> **WORKING DATA**
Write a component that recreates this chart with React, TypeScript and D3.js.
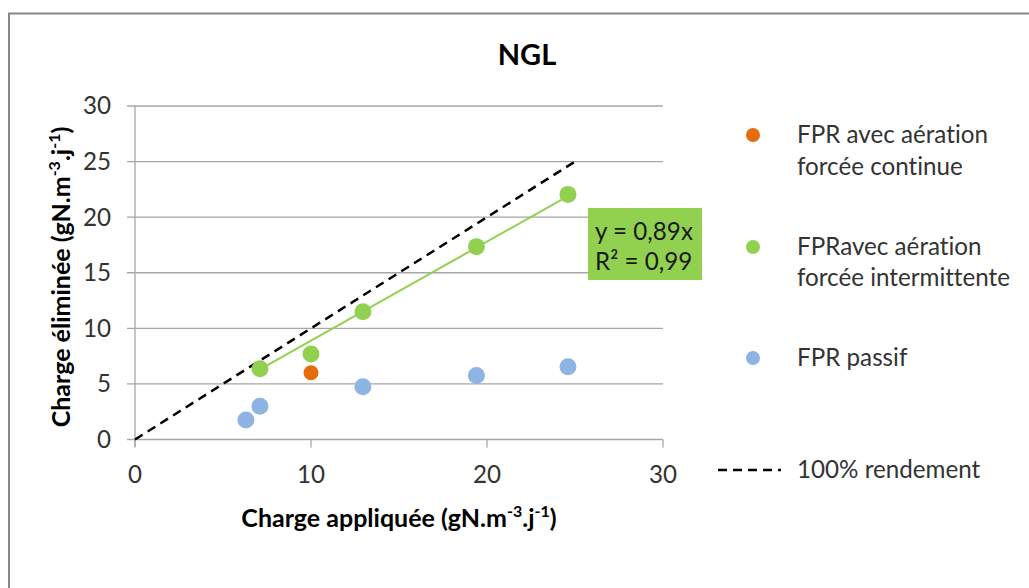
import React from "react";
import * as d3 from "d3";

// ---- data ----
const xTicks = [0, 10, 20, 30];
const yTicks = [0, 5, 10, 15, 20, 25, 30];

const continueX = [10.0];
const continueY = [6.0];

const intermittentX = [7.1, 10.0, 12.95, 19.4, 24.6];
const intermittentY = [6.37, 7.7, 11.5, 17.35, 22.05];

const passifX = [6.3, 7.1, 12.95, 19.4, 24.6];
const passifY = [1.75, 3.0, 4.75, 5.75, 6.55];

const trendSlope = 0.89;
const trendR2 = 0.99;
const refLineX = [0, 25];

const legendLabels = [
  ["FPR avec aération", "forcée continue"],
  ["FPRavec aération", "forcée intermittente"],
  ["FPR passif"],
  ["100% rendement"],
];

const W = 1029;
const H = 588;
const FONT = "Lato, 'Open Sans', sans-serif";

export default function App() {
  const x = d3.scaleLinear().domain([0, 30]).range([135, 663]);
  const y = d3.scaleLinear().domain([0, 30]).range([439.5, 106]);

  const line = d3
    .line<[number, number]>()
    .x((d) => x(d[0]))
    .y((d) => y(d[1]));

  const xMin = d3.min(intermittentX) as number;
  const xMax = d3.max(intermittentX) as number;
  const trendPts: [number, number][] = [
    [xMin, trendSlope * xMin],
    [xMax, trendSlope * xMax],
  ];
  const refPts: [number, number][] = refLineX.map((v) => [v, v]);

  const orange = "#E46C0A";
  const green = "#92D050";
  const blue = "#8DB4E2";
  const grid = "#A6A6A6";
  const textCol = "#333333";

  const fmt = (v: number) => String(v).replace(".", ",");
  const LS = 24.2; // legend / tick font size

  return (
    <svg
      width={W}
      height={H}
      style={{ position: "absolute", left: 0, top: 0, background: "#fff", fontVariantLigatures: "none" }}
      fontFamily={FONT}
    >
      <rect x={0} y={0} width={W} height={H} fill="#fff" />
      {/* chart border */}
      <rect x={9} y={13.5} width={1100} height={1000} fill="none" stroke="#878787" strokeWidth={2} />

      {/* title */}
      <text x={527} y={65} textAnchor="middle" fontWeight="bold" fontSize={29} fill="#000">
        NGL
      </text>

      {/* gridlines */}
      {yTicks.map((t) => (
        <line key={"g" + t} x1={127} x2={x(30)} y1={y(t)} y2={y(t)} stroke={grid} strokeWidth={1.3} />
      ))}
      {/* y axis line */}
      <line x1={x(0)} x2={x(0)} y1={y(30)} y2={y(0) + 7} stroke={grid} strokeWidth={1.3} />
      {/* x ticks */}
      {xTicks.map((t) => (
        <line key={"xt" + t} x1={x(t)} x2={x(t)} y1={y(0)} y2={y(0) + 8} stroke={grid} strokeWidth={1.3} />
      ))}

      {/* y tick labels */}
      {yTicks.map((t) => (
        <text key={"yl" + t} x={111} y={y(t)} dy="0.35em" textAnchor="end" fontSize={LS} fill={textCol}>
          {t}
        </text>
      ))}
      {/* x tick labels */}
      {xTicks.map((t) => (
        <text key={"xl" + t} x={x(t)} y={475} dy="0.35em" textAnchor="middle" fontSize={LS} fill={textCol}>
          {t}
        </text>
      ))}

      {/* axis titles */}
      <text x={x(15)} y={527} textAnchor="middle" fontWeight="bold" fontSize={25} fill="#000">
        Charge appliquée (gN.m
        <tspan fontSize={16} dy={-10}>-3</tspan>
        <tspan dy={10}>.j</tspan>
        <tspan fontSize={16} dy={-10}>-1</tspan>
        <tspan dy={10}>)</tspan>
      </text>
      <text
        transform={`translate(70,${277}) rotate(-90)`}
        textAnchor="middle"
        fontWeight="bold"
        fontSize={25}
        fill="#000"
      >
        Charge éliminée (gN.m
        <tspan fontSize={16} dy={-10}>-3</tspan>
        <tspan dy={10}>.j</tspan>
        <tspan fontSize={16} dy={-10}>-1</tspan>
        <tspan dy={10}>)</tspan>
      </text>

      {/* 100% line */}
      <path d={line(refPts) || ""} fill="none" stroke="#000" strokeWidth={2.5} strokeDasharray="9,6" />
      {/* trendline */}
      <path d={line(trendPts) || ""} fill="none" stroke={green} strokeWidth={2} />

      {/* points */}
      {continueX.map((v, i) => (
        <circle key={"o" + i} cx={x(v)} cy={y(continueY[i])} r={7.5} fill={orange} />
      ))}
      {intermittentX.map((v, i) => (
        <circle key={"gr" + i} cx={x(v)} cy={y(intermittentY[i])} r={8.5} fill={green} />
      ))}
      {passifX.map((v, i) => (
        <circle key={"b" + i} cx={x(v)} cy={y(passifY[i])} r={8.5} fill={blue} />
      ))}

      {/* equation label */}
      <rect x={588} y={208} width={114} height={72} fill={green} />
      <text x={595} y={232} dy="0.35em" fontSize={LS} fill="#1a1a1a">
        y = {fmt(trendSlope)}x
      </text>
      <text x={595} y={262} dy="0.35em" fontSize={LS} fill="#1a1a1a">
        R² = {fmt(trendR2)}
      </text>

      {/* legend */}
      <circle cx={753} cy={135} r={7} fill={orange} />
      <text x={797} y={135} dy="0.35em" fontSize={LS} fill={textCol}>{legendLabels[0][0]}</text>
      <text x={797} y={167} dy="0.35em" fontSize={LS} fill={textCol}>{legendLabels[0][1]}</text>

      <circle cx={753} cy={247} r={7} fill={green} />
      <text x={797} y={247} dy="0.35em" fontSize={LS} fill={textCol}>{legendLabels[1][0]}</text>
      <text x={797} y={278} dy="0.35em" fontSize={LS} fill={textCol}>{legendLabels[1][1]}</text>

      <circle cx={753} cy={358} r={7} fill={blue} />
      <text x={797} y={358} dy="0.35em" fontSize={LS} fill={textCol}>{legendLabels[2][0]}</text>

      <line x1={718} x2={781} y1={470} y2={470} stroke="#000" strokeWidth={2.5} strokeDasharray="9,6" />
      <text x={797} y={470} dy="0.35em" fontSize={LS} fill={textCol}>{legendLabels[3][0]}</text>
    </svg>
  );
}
...
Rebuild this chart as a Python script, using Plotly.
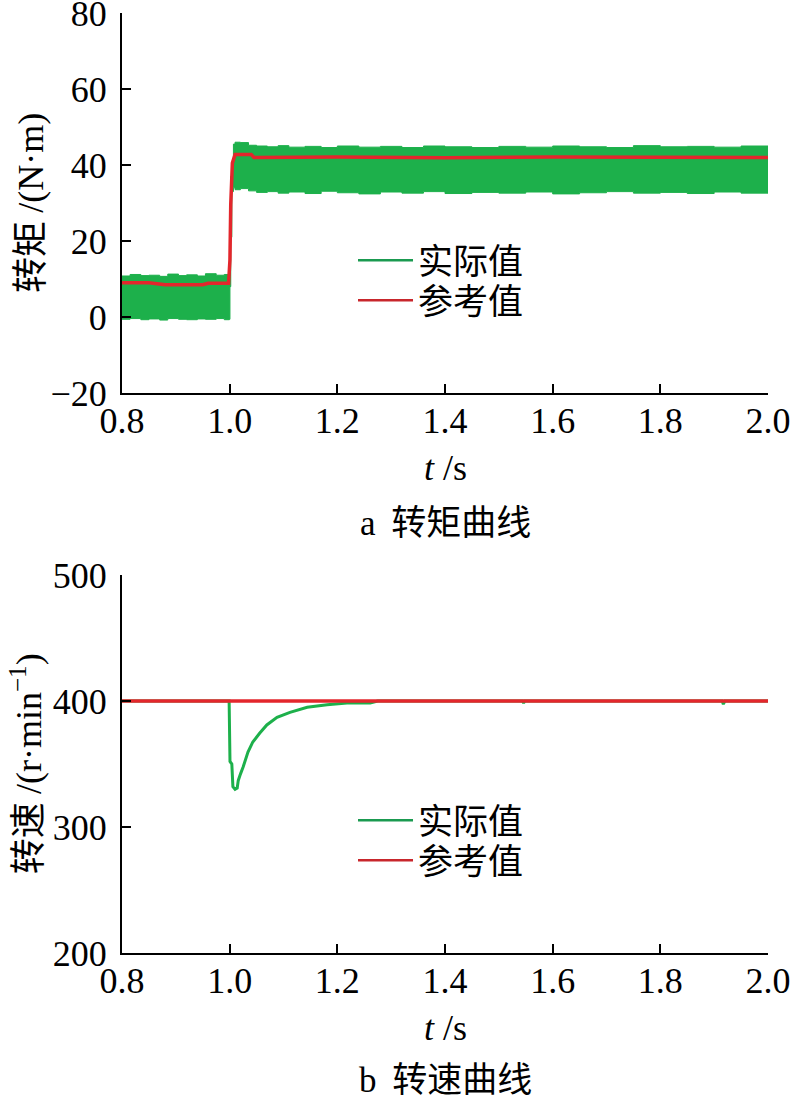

> **STATED PROBLEM**
The copy should hold exactly the lines from the line with "Write a component" to the line with "const refLineX = [0, 25];", both ends in, set down without any pictures and with nothing added.

> **OUTPUT FOR THIS EXERCISE**
Write a component that recreates this chart with React, TypeScript and D3.js.
import React from "react";
import * as d3 from "d3";

// ---- data ----
const xTicks = [0, 10, 20, 30];
const yTicks = [0, 5, 10, 15, 20, 25, 30];

const continueX = [10.0];
const continueY = [6.0];

const intermittentX = [7.1, 10.0, 12.95, 19.4, 24.6];
const intermittentY = [6.37, 7.7, 11.5, 17.35, 22.05];

const passifX = [6.3, 7.1, 12.95, 19.4, 24.6];
const passifY = [1.75, 3.0, 4.75, 5.75, 6.55];

const trendSlope = 0.89;
const trendR2 = 0.99;
const refLineX = [0, 25];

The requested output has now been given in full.